TASK DESCRIPTION:
Transcribe each line of the material as it is, and drop any picture.

AVAILABLE DATA:
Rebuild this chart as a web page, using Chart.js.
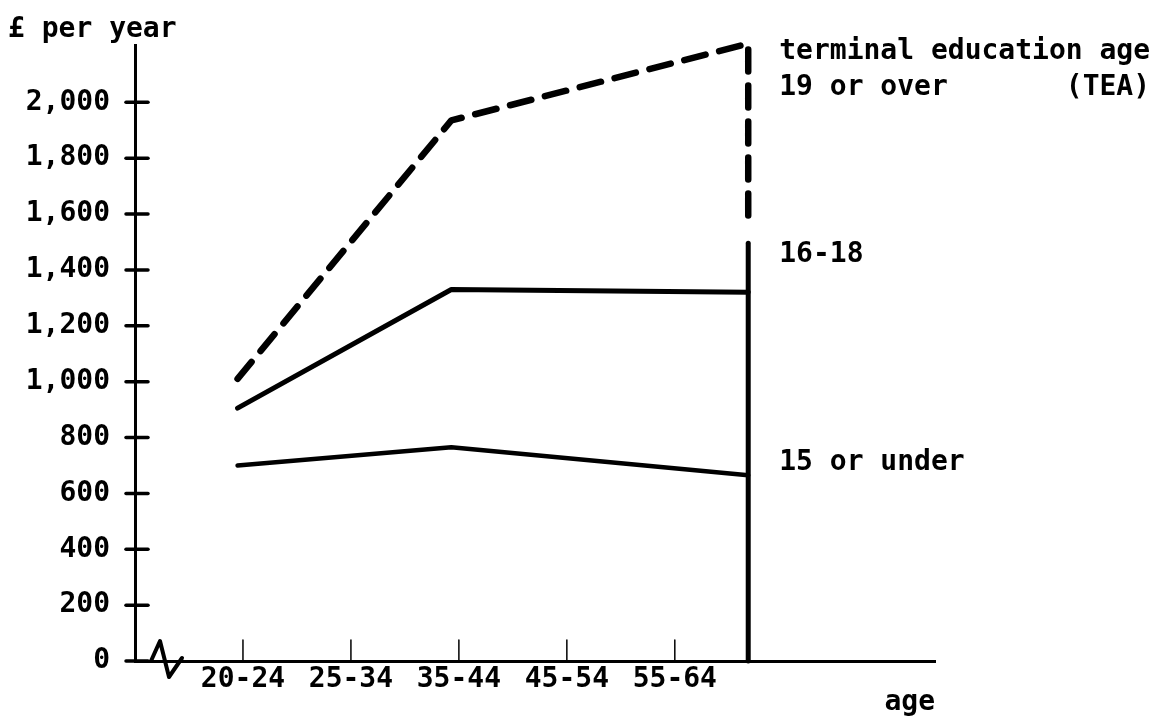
<!DOCTYPE html>
<html>
<head>
<meta charset="utf-8">
<script src="https://cdn.jsdelivr.net/npm/chart.js@4/dist/chart.umd.min.js"></script>
<style>
  html, body { margin: 0; padding: 0; background: #fff; }
  #wrap { width: 1174px; height: 718px; }
</style>
</head>
<body>
<div id="wrap"><canvas id="incomeChart" width="1174" height="718"></canvas></div>
<script>
// age bands on the x axis, and where each plotted point sits along it
const ageGroups = ['20-24', '25-34', '35-44', '45-54', '55-64'];
const pointPos = [-0.05, 1.93, 4.68];   // 20-24, 35-44, right-hand end

// £ per year by terminal education age
const teaOver19 = [1010, 1935, 2210];
const tea16to18 = [905, 1330, 1320];
const tea15under = [700, 765, 665];

// right-hand bracket: solid part and where the dashed part stops
const bracketSolid = [0, 1495];
const bracketDashEnd = 1550;

const yTicks = [0, 200, 400, 600, 800, 1000, 1200, 1400, 1600, 1800, 2000];
const yTickLabels = ['0', '200', '400', '600', '800', '1,000', '1,200', '1,400', '1,600', '1,800', '2,000'];

const FONT = 'bold 28px "DejaVu Sans Mono"';

const toPoints = vals => vals.map((v, i) => ({ x: pointPos[i], y: v }));

const decorations = {
  id: 'decorations',
  afterDraw(chart) {
    const { ctx, chartArea, scales: { x, y } } = chart;
    ctx.save();
    ctx.strokeStyle = '#000';
    ctx.fillStyle = '#000';
    ctx.lineCap = 'round';

    // y tick marks crossing the axis
    ctx.lineWidth = 3.5;
    yTicks.forEach(v => {
      const py = y.getPixelForValue(v);
      ctx.beginPath();
      ctx.moveTo(chartArea.left - 9, py);
      ctx.lineTo(chartArea.left + 13, py);
      ctx.stroke();
    });

    // x tick marks standing up from the axis
    ctx.lineWidth = 1.5;
    ageGroups.forEach((_, i) => {
      const px = x.getPixelForValue(i);
      ctx.beginPath();
      ctx.moveTo(px, chartArea.bottom);
      ctx.lineTo(px, chartArea.bottom - 21);
      ctx.stroke();
    });

    // axis break symbol
    const bx = chartArea.left, by = chartArea.bottom;
    ctx.lineWidth = 4;
    ctx.lineJoin = 'round';
    ctx.beginPath();
    ctx.moveTo(bx + 16, by);
    ctx.lineTo(bx + 25, by - 20);
    ctx.lineTo(bx + 34, by + 16);
    ctx.lineTo(bx + 47, by - 3);
    ctx.stroke();

    // texts
    ctx.font = FONT;
    ctx.textBaseline = 'middle';
    ctx.textAlign = 'left';
    ctx.fillText('£ per year', 8, 30);
    ctx.textAlign = 'right';
    ctx.fillText('age', chartArea.right, 703);

    const lx = x.getPixelForValue(pointPos[2]) + 31;
    ctx.textAlign = 'left';
    const top = 'terminal education age';
    ctx.fillText(top, lx, 52);
    ctx.fillText('19 or over', lx, 88);
    ctx.textAlign = 'right';
    ctx.fillText('(TEA)', lx + ctx.measureText(top).width, 88);
    ctx.textAlign = 'left';
    ctx.fillText('16-18', lx, y.getPixelForValue(tea16to18[2]) - 38);
    ctx.fillText('15 or under', lx, y.getPixelForValue(tea15under[2]) - 13);
    ctx.restore();
  }
};

new Chart(document.getElementById('incomeChart'), {
  type: 'line',
  data: {
    datasets: [
      {
        label: '19 or over',
        data: [...toPoints(teaOver19), { x: pointPos[2], y: bracketDashEnd }],
        borderColor: '#000',
        borderWidth: 6.5,
        borderDash: [22, 14],
        borderCapStyle: 'round'
      },
      {
        label: '16-18',
        data: toPoints(tea16to18),
        borderColor: '#000',
        borderWidth: 5
      },
      {
        label: '15 or under',
        data: toPoints(tea15under),
        borderColor: '#000',
        borderWidth: 4.5
      },
      {
        label: 'bracket',
        data: bracketSolid.map(v => ({ x: pointPos[2], y: v })),
        borderColor: '#000',
        borderWidth: 5
      }
    ]
  },
  options: {
    responsive: false,
    animation: false,
    devicePixelRatio: 1,
    layout: { padding: { top: 45, right: 239, left: 0, bottom: 0 } },
    elements: {
      point: { radius: 0 },
      line: { tension: 0, borderJoinStyle: 'round', borderCapStyle: 'round' }
    },
    datasets: { line: { clip: false } },
    plugins: { legend: { display: false }, tooltip: { enabled: false } },
    scales: {
      x: {
        type: 'linear',
        min: -1.0,
        max: 6.41,
        grid: { display: false, drawTicks: false },
        border: { display: true, color: '#000', width: 3 },
        afterBuildTicks: scale => { scale.ticks = ageGroups.map((_, i) => ({ value: i })); },
        afterFit: scale => { scale.height = 57; },
        ticks: {
          autoSkip: false,
          maxRotation: 0,
          padding: 2,
          color: '#000',
          font: { family: 'DejaVu Sans Mono', size: 28, weight: 'bold' },
          callback: v => ageGroups[v]
        }
      },
      y: {
        min: 0,
        max: 2205,
        grid: { display: false, drawTicks: false },
        border: { display: true, color: '#000', width: 3 },
        afterBuildTicks: scale => { scale.ticks = yTicks.map(v => ({ value: v })); },
        afterFit: scale => { scale.width = 135; },
        ticks: {
          padding: 25,
          color: '#000',
          font: { family: 'DejaVu Sans Mono', size: 28, weight: 'bold' },
          callback: v => yTickLabels[yTicks.indexOf(v)]
        }
      }
    }
  },
  plugins: [decorations]
});
</script>
</body>
</html>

CORRECT ANSWER:
Rebuild this chart as a web page, using Chart.js.
<!DOCTYPE html>
<html>
<head>
<meta charset="utf-8">
<script src="https://cdn.jsdelivr.net/npm/chart.js@4/dist/chart.umd.min.js"></script>
<style>
  html, body { margin: 0; padding: 0; background: #fff; }
  #wrap { width: 1174px; height: 718px; }
</style>
</head>
<body>
<div id="wrap"><canvas id="incomeChart" width="1174" height="718"></canvas></div>
<script>
// age bands on the x axis, and where each plotted point sits along it
const ageGroups = ['20-24', '25-34', '35-44', '45-54', '55-64'];
const pointPos = [-0.05, 1.93, 4.68];   // 20-24, 35-44, right-hand end

// £ per year by terminal education age
const teaOver19 = [1010, 1935, 2210];
const tea16to18 = [905, 1330, 1320];
const tea15under = [700, 765, 665];

// right-hand bracket: solid part and where the dashed part stops
const bracketSolid = [0, 1495];
const bracketDashEnd = 1550;

const yTicks = [0, 200, 400, 600, 800, 1000, 1200, 1400, 1600, 1800, 2000];
const yTickLabels = ['0', '200', '400', '600', '800', '1,000', '1,200', '1,400', '1,600', '1,800', '2,000'];

const FONT = 'bold 28px "DejaVu Sans Mono"';

const toPoints = vals => vals.map((v, i) => ({ x: pointPos[i], y: v }));

const decorations = {
  id: 'decorations',
  afterDraw(chart) {
    const { ctx, chartArea, scales: { x, y } } = chart;
    ctx.save();
    ctx.strokeStyle = '#000';
    ctx.fillStyle = '#000';
    ctx.lineCap = 'round';

    // y tick marks crossing the axis
    ctx.lineWidth = 3.5;
    yTicks.forEach(v => {
      const py = y.getPixelForValue(v);
      ctx.beginPath();
      ctx.moveTo(chartArea.left - 9, py);
      ctx.lineTo(chartArea.left + 13, py);
      ctx.stroke();
    });

    // x tick marks standing up from the axis
    ctx.lineWidth = 1.5;
    ageGroups.forEach((_, i) => {
      const px = x.getPixelForValue(i);
      ctx.beginPath();
      ctx.moveTo(px, chartArea.bottom);
      ctx.lineTo(px, chartArea.bottom - 21);
      ctx.stroke();
    });

    // axis break symbol
    const bx = chartArea.left, by = chartArea.bottom;
    ctx.lineWidth = 4;
    ctx.lineJoin = 'round';
    ctx.beginPath();
    ctx.moveTo(bx + 16, by);
    ctx.lineTo(bx + 25, by - 20);
    ctx.lineTo(bx + 34, by + 16);
    ctx.lineTo(bx + 47, by - 3);
    ctx.stroke();

    // texts
    ctx.font = FONT;
    ctx.textBaseline = 'middle';
    ctx.textAlign = 'left';
    ctx.fillText('£ per year', 8, 30);
    ctx.textAlign = 'right';
    ctx.fillText('age', chartArea.right, 703);

    const lx = x.getPixelForValue(pointPos[2]) + 31;
    ctx.textAlign = 'left';
    const top = 'terminal education age';
    ctx.fillText(top, lx, 52);
    ctx.fillText('19 or over', lx, 88);
    ctx.textAlign = 'right';
    ctx.fillText('(TEA)', lx + ctx.measureText(top).width, 88);
    ctx.textAlign = 'left';
    ctx.fillText('16-18', lx, y.getPixelForValue(tea16to18[2]) - 38);
    ctx.fillText('15 or under', lx, y.getPixelForValue(tea15under[2]) - 13);
    ctx.restore();
  }
};

new Chart(document.getElementById('incomeChart'), {
  type: 'line',
  data: {
    datasets: [
      {
        label: '19 or over',
        data: [...toPoints(teaOver19), { x: pointPos[2], y: bracketDashEnd }],
        borderColor: '#000',
        borderWidth: 6.5,
        borderDash: [22, 14],
        borderCapStyle: 'round'
      },
      {
        label: '16-18',
        data: toPoints(tea16to18),
        borderColor: '#000',
        borderWidth: 5
      },
      {
        label: '15 or under',
        data: toPoints(tea15under),
        borderColor: '#000',
        borderWidth: 4.5
      },
      {
        label: 'bracket',
        data: bracketSolid.map(v => ({ x: pointPos[2], y: v })),
        borderColor: '#000',
        borderWidth: 5
      }
    ]
  },
  options: {
    responsive: false,
    animation: false,
    devicePixelRatio: 1,
    layout: { padding: { top: 45, right: 239, left: 0, bottom: 0 } },
    elements: {
      point: { radius: 0 },
      line: { tension: 0, borderJoinStyle: 'round', borderCapStyle: 'round' }
    },
    datasets: { line: { clip: false } },
    plugins: { legend: { display: false }, tooltip: { enabled: false } },
    scales: {
      x: {
        type: 'linear',
        min: -1.0,
        max: 6.41,
        grid: { display: false, drawTicks: false },
        border: { display: true, color: '#000', width: 3 },
        afterBuildTicks: scale => { scale.ticks = ageGroups.map((_, i) => ({ value: i })); },
        afterFit: scale => { scale.height = 57; },
        ticks: {
          autoSkip: false,
          maxRotation: 0,
          padding: 2,
          color: '#000',
          font: { family: 'DejaVu Sans Mono', size: 28, weight: 'bold' },
          callback: v => ageGroups[v]
        }
      },
      y: {
        min: 0,
        max: 2205,
        grid: { display: false, drawTicks: false },
        border: { display: true, color: '#000', width: 3 },
        afterBuildTicks: scale => { scale.ticks = yTicks.map(v => ({ value: v })); },
        afterFit: scale => { scale.width = 135; },
        ticks: {
          padding: 25,
          color: '#000',
          font: { family: 'DejaVu Sans Mono', size: 28, weight: 'bold' },
          callback: v => yTickLabels[yTicks.indexOf(v)]
        }
      }
    }
  },
  plugins: [decorations]
});
</script>
</body>
</html>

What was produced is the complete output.